** Begin RECORDED INFORMATION **

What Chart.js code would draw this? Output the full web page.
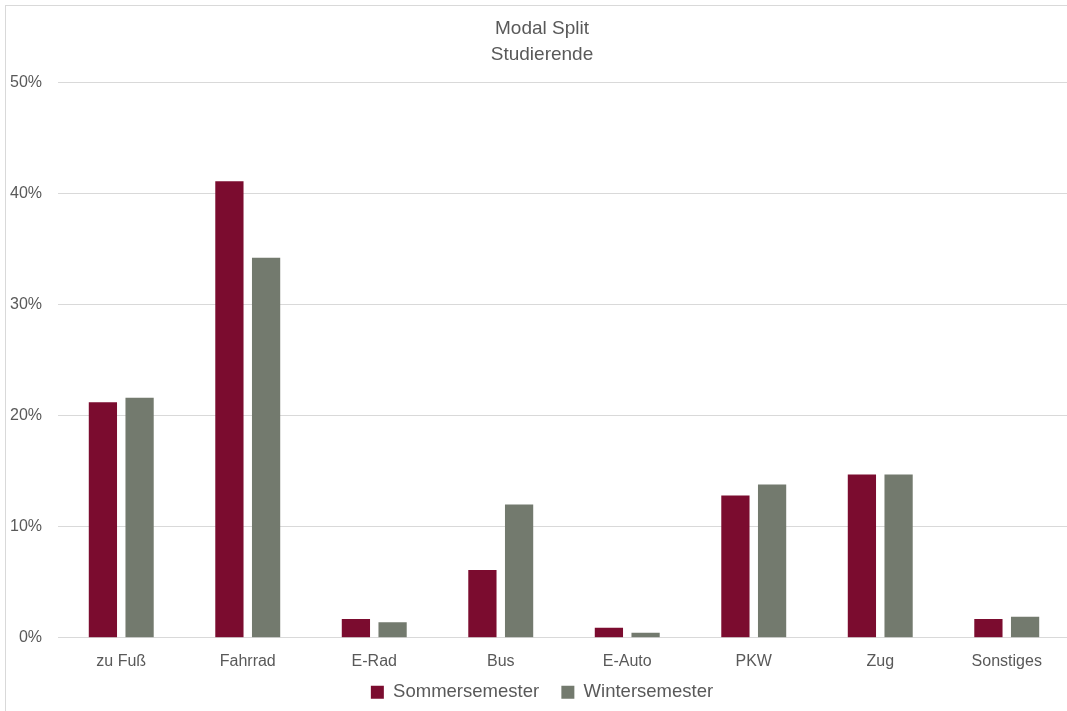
<!DOCTYPE html>
<html>
<head>
<meta charset="utf-8">
<script src="https://cdn.jsdelivr.net/npm/chart.js@4/dist/chart.umd.min.js"></script>
<style>
  body { margin: 0; background: #fff; overflow: hidden; }
  #wrap { position: relative; width: 1067px; height: 711px; overflow: hidden; }
  #frame { position: absolute; left: 5px; top: 5px; width: 1090px; height: 720px; border: 1px solid #d9d9d9; box-sizing: border-box; }
  canvas { position: absolute; left: 0; top: 0; }
</style>
</head>
<body>
<div id="wrap">
  <div id="frame"></div>
  <canvas id="modalChart" width="1085" height="711"></canvas>
</div>
<script>
// Modal Split Studierende
const categories = ['zu Fuß', 'Fahrrad', 'E-Rad', 'Bus', 'E-Auto', 'PKW', 'Zug', 'Sonstiges'];
const sommer = [21.2, 41.1, 1.7, 6.1, 0.9, 12.8, 14.7, 1.7];
const winter = [21.6, 34.2, 1.4, 12.0, 0.45, 13.8, 14.7, 1.9];
const yTicks = [0, 10, 20, 30, 40, 50];

const fontFam = '"Liberation Sans Narrow", "Arial Narrow", "Liberation Sans", Arial, sans-serif';
const textColor = '#595959';

// y labels reach a little further left than the layout box, so widen the clip area
const widenYAxis = {
    id: 'widenYAxis',
    afterLayout(chart) {
        chart.scales.y.left = 0;
    }
};

const ctx = document.getElementById('modalChart').getContext('2d');
new Chart(ctx, {
    type: 'bar',
    data: {
        labels: categories,
        datasets: [{
            label: 'Sommersemester',
            data: sommer,
            backgroundColor: '#7b0c2f',
            categoryPercentage: 0.58,
            barPercentage: 0.77
        }, {
            label: 'Wintersemester',
            data: winter,
            backgroundColor: '#737a6e',
            categoryPercentage: 0.58,
            barPercentage: 0.77
        }]
    },
    plugins: [widenYAxis],
    options: {
        responsive: false,
        animation: false,
        layout: { padding: { top: 16, right: 15, left: 14, bottom: 2 } },
        plugins: {
            title: {
                display: true,
                text: ['Modal Split', 'Studierende'],
                color: textColor,
                font: { family: fontFam, size: 19, weight: 'normal', lineHeight: 1.35 },
                padding: { top: 0, bottom: 15 }
            },
            legend: {
                position: 'bottom',
                maxHeight: 38,
                labels: {
                    color: textColor,
                    font: { family: fontFam, size: 18.5 },
                    boxWidth: 13,
                    boxHeight: 13,
                    padding: 12,
                    // a bit more room between the two entries
                    generateLabels: chart => {
                        const items = Chart.defaults.plugins.legend.labels.generateLabels(chart);
                        items[0].text += '\u00a0\u00a0';
                        return items;
                    }
                }
            },
            tooltip: { enabled: false }
        },
        scales: {
            x: {
                grid: { display: false },
                border: { color: '#d9d9d9' },
                afterFit: axis => { axis.height -= 6; },
                ticks: { color: textColor, font: { family: fontFam, size: 16 }, padding: 6 }
            },
            y: {
                min: 0,
                max: 50,
                afterBuildTicks: axis => { axis.ticks = yTicks.map(v => ({ value: v })); },
                afterFit: axis => { axis.width = 44; },
                grid: { color: '#d9d9d9', drawTicks: false },
                border: { display: false },
                ticks: {
                    color: textColor,
                    font: { family: fontFam, size: 16 },
                    padding: 16,
                    callback: v => v + '%'
                }
            }
        }
    }
});
</script>
</body>
</html>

** End RECORDED INFORMATION **

PROBLEM REQUIREMENTS
Without the images, write out each line of the data verbatim.

FINAL ANSWER
What Chart.js code would draw this? Output the full web page.
<!DOCTYPE html>
<html>
<head>
<meta charset="utf-8">
<script src="https://cdn.jsdelivr.net/npm/chart.js@4/dist/chart.umd.min.js"></script>
<style>
  body { margin: 0; background: #fff; overflow: hidden; }
  #wrap { position: relative; width: 1067px; height: 711px; overflow: hidden; }
  #frame { position: absolute; left: 5px; top: 5px; width: 1090px; height: 720px; border: 1px solid #d9d9d9; box-sizing: border-box; }
  canvas { position: absolute; left: 0; top: 0; }
</style>
</head>
<body>
<div id="wrap">
  <div id="frame"></div>
  <canvas id="modalChart" width="1085" height="711"></canvas>
</div>
<script>
// Modal Split Studierende
const categories = ['zu Fuß', 'Fahrrad', 'E-Rad', 'Bus', 'E-Auto', 'PKW', 'Zug', 'Sonstiges'];
const sommer = [21.2, 41.1, 1.7, 6.1, 0.9, 12.8, 14.7, 1.7];
const winter = [21.6, 34.2, 1.4, 12.0, 0.45, 13.8, 14.7, 1.9];
const yTicks = [0, 10, 20, 30, 40, 50];

const fontFam = '"Liberation Sans Narrow", "Arial Narrow", "Liberation Sans", Arial, sans-serif';
const textColor = '#595959';

// y labels reach a little further left than the layout box, so widen the clip area
const widenYAxis = {
    id: 'widenYAxis',
    afterLayout(chart) {
        chart.scales.y.left = 0;
    }
};

const ctx = document.getElementById('modalChart').getContext('2d');
new Chart(ctx, {
    type: 'bar',
    data: {
        labels: categories,
        datasets: [{
            label: 'Sommersemester',
            data: sommer,
            backgroundColor: '#7b0c2f',
            categoryPercentage: 0.58,
            barPercentage: 0.77
        }, {
            label: 'Wintersemester',
            data: winter,
            backgroundColor: '#737a6e',
            categoryPercentage: 0.58,
            barPercentage: 0.77
        }]
    },
    plugins: [widenYAxis],
    options: {
        responsive: false,
        animation: false,
        layout: { padding: { top: 16, right: 15, left: 14, bottom: 2 } },
        plugins: {
            title: {
                display: true,
                text: ['Modal Split', 'Studierende'],
                color: textColor,
                font: { family: fontFam, size: 19, weight: 'normal', lineHeight: 1.35 },
                padding: { top: 0, bottom: 15 }
            },
            legend: {
                position: 'bottom',
                maxHeight: 38,
                labels: {
                    color: textColor,
                    font: { family: fontFam, size: 18.5 },
                    boxWidth: 13,
                    boxHeight: 13,
                    padding: 12,
                    // a bit more room between the two entries
                    generateLabels: chart => {
                        const items = Chart.defaults.plugins.legend.labels.generateLabels(chart);
                        items[0].text += '\u00a0\u00a0';
                        return items;
                    }
                }
            },
            tooltip: { enabled: false }
        },
        scales: {
            x: {
                grid: { display: false },
                border: { color: '#d9d9d9' },
                afterFit: axis => { axis.height -= 6; },
                ticks: { color: textColor, font: { family: fontFam, size: 16 }, padding: 6 }
            },
            y: {
                min: 0,
                max: 50,
                afterBuildTicks: axis => { axis.ticks = yTicks.map(v => ({ value: v })); },
                afterFit: axis => { axis.width = 44; },
                grid: { color: '#d9d9d9', drawTicks: false },
                border: { display: false },
                ticks: {
                    color: textColor,
                    font: { family: fontFam, size: 16 },
                    padding: 16,
                    callback: v => v + '%'
                }
            }
        }
    }
});
</script>
</body>
</html>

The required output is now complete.